We're no longer minus one. My oldest came back from boarding school last week. He moved himself out of his room, packed his things for storage and home, and said his good-byes as my mom picked him up outside his dorm (he didn't tell his friends that he was leaving a day early). He seems taller, stronger, a little hairier and more in his body than he was when he left. The Choate shirts hugging his biceps, the baseball caps whose brims curve just so to either hide or frame his face, the essence of him revealing itself in casual and obvious ways as he sleeps on the living room sofa with his suitcase in the corner, his keyboard by the entry, his Nintendo Switch plugged in under the television. Now that he is home for the summer, I can't soak in these details enough and take huge pleasure in observing how he relates to the world, his siblings, his parents, our new world. I remind myself that the large exterior doesn't make a man, that he still calls where I live "home."


These little creatures that we birth and then become. The stages, opportunities, sweet spots and frustrations. I've prayed to Peter Pan to share his special powers, to maybe slow the process, even though I know better. Part of the fun is regarding the transformations towards adulting, while at the same time appreciating the moments when they ask you to make their smoothies or bagels, and you do it just because you can (even though they can, too). I realize that parenting is never "over" and I know that I have always preferred being wanted than needed as a mother, but man-o-man, sometimes the sands of the hourglass seem to move too fast!

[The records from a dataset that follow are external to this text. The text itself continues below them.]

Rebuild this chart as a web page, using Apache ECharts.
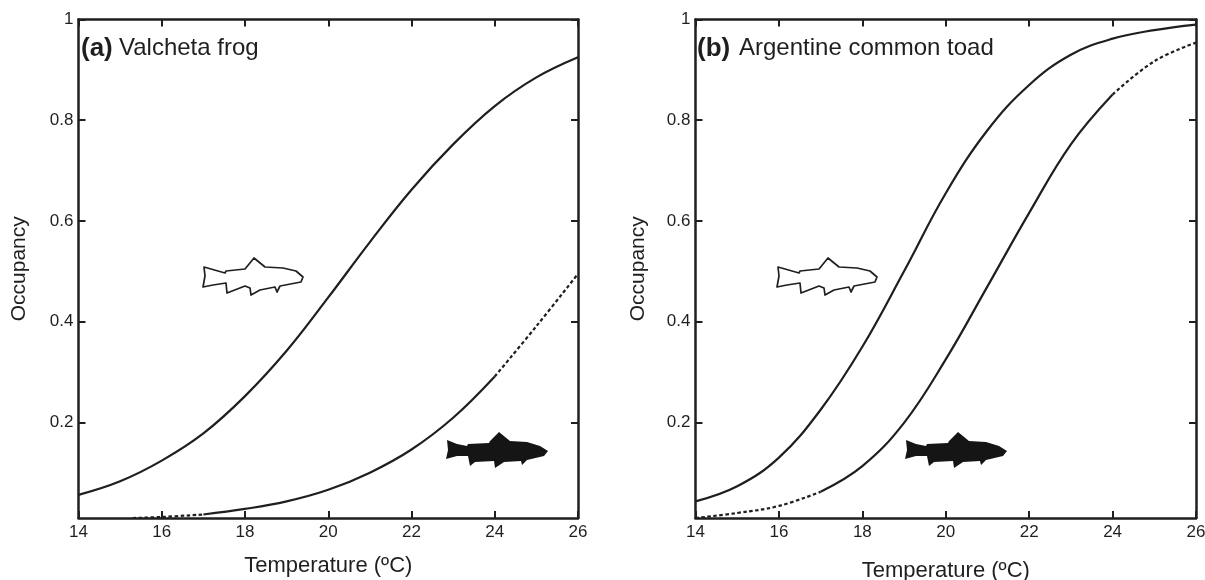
<!DOCTYPE html>
<html><head><meta charset="utf-8">
<style>html,body{margin:0;padding:0;background:#fff}#c{width:1205px;height:580px}</style>
<script src="https://cdn.jsdelivr.net/npm/echarts@6/dist/echarts.min.js"></script>
</head><body><div id="c"></div>
<script>
const xTicks = [14,16,18,20,22,24,26];
const yTicks = [0.2,0.4,0.6,0.8,1];
const frogUpper = [[14,.056],[15,.083],[16,.124],[17,.178],[18,.252],[19,.342],[20,.448],[21,.558],[22,.662],[23,.752],[24,.828],[25,.885],[26,.925]];
const frogLowerDashA = [[15.3,.01],[16,.012],[17,.017]];
const frogLowerSolid = [[17,.017],[18,.028],[19,.043],[20,.066],[21,.1],[22,.146],[23,.209],[24,.291]];
const frogLowerDashB = [[24,.291],[25,.391],[26,.495]];
const toadUpper = [[14,.043],[15,.073],[16,.13],[17,.225],[18,.35],[19,.5],[20,.655],[21,.78],[22,.87],[23,.93],[24,.962],[25,.979],[26,.99]];
const toadLowerDashA = [[14,.01],[15,.02],[16,.034],[17,.062]];
const toadLowerSolid = [[17,.062],[18,.113],[19,.199],[20,.325],[21,.47],[22,.616],[23,.752],[24,.851]];
const toadLowerDashB = [[24,.851],[25,.917],[26,.954]];

const ink = '#1f1f1f', font = '"Liberation Sans", Arial, sans-serif';
const whiteFish = [[0,8],[21,14],[22,12],[41,10],[50,-1],[61,8],[79,9],[92,12],[99,18],[97,23],[76,27],[73,33],[71,28],[56,31],[47,36],[46,29],[41,27],[23,34],[22,24],[9,26],[-1,28],[1,17]];
const blackFish = [[1,8],[11,12],[21,14],[22,12],[43,11],[44,9],[53,0],[64,9],[81,10],[94,14],[102,19],[98,24],[81,28],[76,33],[75,29],[58,30],[49,36],[48,29],[29,30],[24,34],[22,24],[11,24],[0,27],[2,18]];

function line(name, data, i, dashed) {
  return {name, type:'line', data, xAxisIndex:i*2, yAxisIndex:i*2, showSymbol:false, symbol:'none', smooth:0.4,
    lineStyle:{color:ink, width:2.2, type: dashed ? [3.5,2.5] : 'solid'}, silent:true, z:3};
}
const grids = [{left:78.5,top:19.5,width:499.5,height:498.5,outerBoundsMode:'none'},{left:695.5,top:19.5,width:500.5,height:498.5,outerBoundsMode:'none'}];
const xAxes=[], yAxes=[];
grids.forEach((g,i)=>{
  const tick={show:true,inside:true,length:7,lineStyle:{color:ink,width:2}};
  const al={show:true,onZero:false,lineStyle:{color:ink,width:2.5}};
  xAxes.push({type:'value',gridIndex:i,min:14,max:26,interval:2,position:'bottom',axisLine:al,axisTick:tick,splitLine:{show:false},
    axisLabel:{show:true,color:ink,fontFamily:font,fontSize:17,margin:6,customValues:xTicks,showMinLabel:true,showMaxLabel:true},
    name:'Temperature (ºC)',nameLocation:'middle',nameGap:i?42:37,nameTextStyle:{color:ink,fontFamily:font,fontSize:22}});
  xAxes.push({type:'value',gridIndex:i,min:14,max:26,interval:2,position:'top',axisLine:al,axisTick:tick,axisLabel:{show:false},splitLine:{show:false}});
  yAxes.push({type:'value',gridIndex:i,min:0.01,max:1,position:'left',axisLine:al,splitLine:{show:false},
    axisTick:{...tick,customValues:yTicks},
    axisLabel:{show:true,color:ink,fontFamily:font,fontSize:17,margin:5,padding:[3,0,0,0],verticalAlignMaxLabel:'middle',customValues:yTicks,formatter:v=>String(+v.toFixed(1))},
    name:'Occupancy',nameLocation:'middle',nameGap:i?47:49,nameTextStyle:{color:ink,fontFamily:font,fontSize:21}});
  yAxes.push({type:'value',gridIndex:i,min:0.01,max:1,position:'right',axisLine:al,splitLine:{show:false},
    axisTick:{...tick,customValues:yTicks},axisLabel:{show:false}});
});
function fish(pts,x,y,fill,stroke){
  return {type:'polygon',x,y,shape:{points:pts},style:{fill,stroke,lineWidth:stroke==='none'?0:1.7,lineJoin:'round'},silent:true,z:5};
}
function txt(text,x,y,bold){
  return {type:'text',x,y,style:{text,fill:ink,font:(bold?'bold 26px ':'24px ')+font,textVerticalAlign:'middle'},silent:true,z:5};
}
const chart=echarts.init(document.getElementById('c'),null,{renderer:'canvas'});
chart.setOption({
  animation:false,backgroundColor:'#fff',grid:grids,xAxis:xAxes,yAxis:yAxes,
  series:[
    line('frog upper',frogUpper,0),line('frog lower a',frogLowerDashA,0,true),line('frog lower',frogLowerSolid,0),line('frog lower b',frogLowerDashB,0,true),
    line('toad upper',toadUpper,1),line('toad lower a',toadLowerDashA,1,true),line('toad lower',toadLowerSolid,1),line('toad lower b',toadLowerDashB,1,true)
  ],
  graphic:[
    txt('(a)',81,49,true),txt('Valcheta frog',119,48),
    txt('(b)',697,49,true),txt('Argentine common toad',739,48),
    fish(whiteFish,204,259,'#fff',ink),fish(whiteFish,778,259,'#fff',ink),
    fish(blackFish,446,432,'#151515','none'),fish(blackFish,905,432,'#151515','none')
  ]
});
</script></body></html>
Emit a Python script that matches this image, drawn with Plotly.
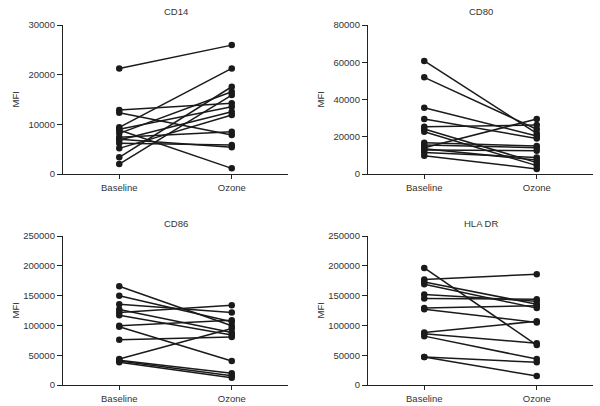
import plotly.graph_objects as go

groups = ["Baseline", "Ozone"]

# paired values per subject (baseline, ozone)
cd14_base = [21260, 12880, 12340, 9390, 9000, 8850, 8180, 7380, 7000, 6840, 6170, 5160, 3350, 2010]
cd14_ozone = [25950, 14220, 7850, 21260, 13550, 1140, 16560, 8520, 5370, 12540, 5840, 11870, 17570, 15900]

cd80_base = [60700, 51900, 35600, 29500, 25400, 24200, 22700, 16800, 15600, 14100, 13500, 12900, 11600, 9800]
cd80_ozone = [21800, 24000, 20400, 19100, 26300, 6100, 4500, 15000, 14100, 29500, 7500, 12500, 8800, 2700]

cd86_base = [165700, 149600, 135600, 126700, 121600, 117000, 99300, 97700, 75900, 43500, 41500, 40200, 38000]
cd86_ozone = [99300, 106000, 121600, 88200, 134000, 83700, 108800, 40200, 80400, 94900, 19600, 15600, 12200]

hla_base = [196400, 177000, 173000, 169000, 152000, 145000, 129000, 127000, 88000, 86000, 82000, 47000, 47000]
hla_ozone = [67000, 185800, 135600, 129000, 140600, 144000, 133000, 105000, 107000, 70000, 43500, 38000, 15000]

panels = [
    ("CD14", cd14_base, cd14_ozone, [0, 10000, 20000, 30000]),
    ("CD80", cd80_base, cd80_ozone, [0, 20000, 40000, 60000, 80000]),
    ("CD86", cd86_base, cd86_ozone, [0, 50000, 100000, 150000, 200000, 250000]),
    ("HLA DR", hla_base, hla_ozone, [0, 50000, 100000, 150000, 200000, 250000]),
]

W, H = 600, 406
# pixel boxes of the plot areas (left, right, top, bottom)
boxes = [(63, 288, 25, 174), (368, 593, 25, 174), (63, 288, 236, 385), (368, 593, 236, 385)]

fig = go.Figure()
font = dict(family="Liberation Sans, Arial, sans-serif", size=9.5, color="#333")

for i, (name, base, ozone, ticks) in enumerate(panels):
    n = "" if i == 0 else str(i + 1)
    for b, o in zip(base, ozone):
        fig.add_trace(go.Scatter(
            x=groups, y=[b, o], mode="lines+markers",
            line=dict(color="#1a1a1a", width=1.5),
            marker=dict(color="#1a1a1a", size=6.5),
            xaxis="x" + n, yaxis="y" + n, showlegend=False, cliponaxis=False,
            hoverinfo="skip"))
    l, r, t, b_ = boxes[i]
    fig.layout["xaxis" + n] = dict(
        domain=[l / W, r / W], anchor="y" + n, type="category",
        range=[-0.5, 1.5], showline=True, linecolor="#222", linewidth=1.3,
        ticks="outside", ticklen=4, tickcolor="#222", showgrid=False,
        zeroline=False, tickfont=font, automargin=False)
    fig.layout["yaxis" + n] = dict(
        domain=[1 - b_ / H, 1 - t / H], anchor="x" + n,
        range=[0, ticks[-1]], tickvals=ticks, ticktext=[str(v) for v in ticks],
        showline=True, linecolor="#222", linewidth=1.3, ticks="outside",
        ticklen=5, tickcolor="#222", showgrid=False, zeroline=False,
        tickfont=font, automargin=False)
    fig.add_annotation(text=name, x=(l + r) / 2 / W, y=1 - (t - 13) / H,
                       xref="paper", yref="paper", showarrow=False, font=font,
                       xanchor="center", yanchor="middle")
    fig.add_annotation(text="MFI", x=(l - 48) / W, y=1 - (t + b_) / 2 / H,
                       xref="paper", yref="paper", showarrow=False, font=font,
                       textangle=-90, xanchor="center", yanchor="middle")

fig.update_layout(width=W, height=H, margin=dict(l=0, r=0, t=0, b=0),
                  plot_bgcolor="white", paper_bgcolor="white", font=font)

fig.write_html("out.html", config={"displayModeBar": False},
               post_script="document.body.style.margin='0';")
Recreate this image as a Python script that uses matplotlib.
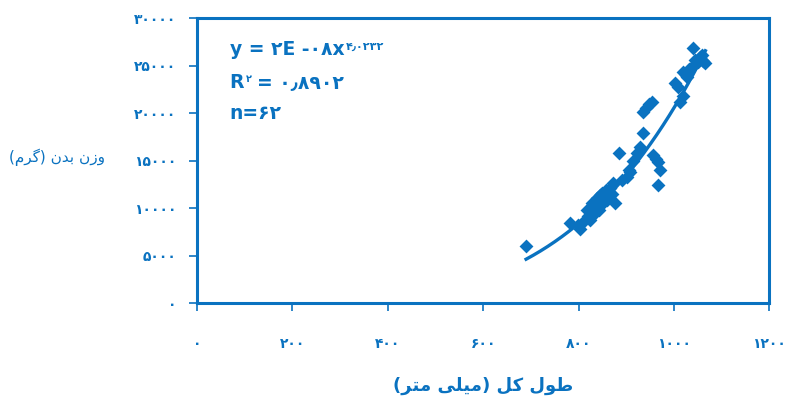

This cusp, with my oldest now a high school senior and my daughter leaving for Choate in the fall (thankfully with her big brother), I almost can't take it. Let alone the fact that my youngest heads to summer camp for a month next week (his first time going) and will be an almost only child come fall. So, for this summer, my intention is to revel in their messy, needy, absent minded, moody selves. To take in their is-ness, their heartbeats, their rituals and conversations. To observe and participate with this eternally blessed and grateful feeling.


I am not going to think about September until it arrives (except for plane tickets). I'm going to practice the now, be it the splashing outside my window as I write, the echo of Succession from the living room below, the sleeping dogs at my feet. Because if I'm okay with everything, everything is okay.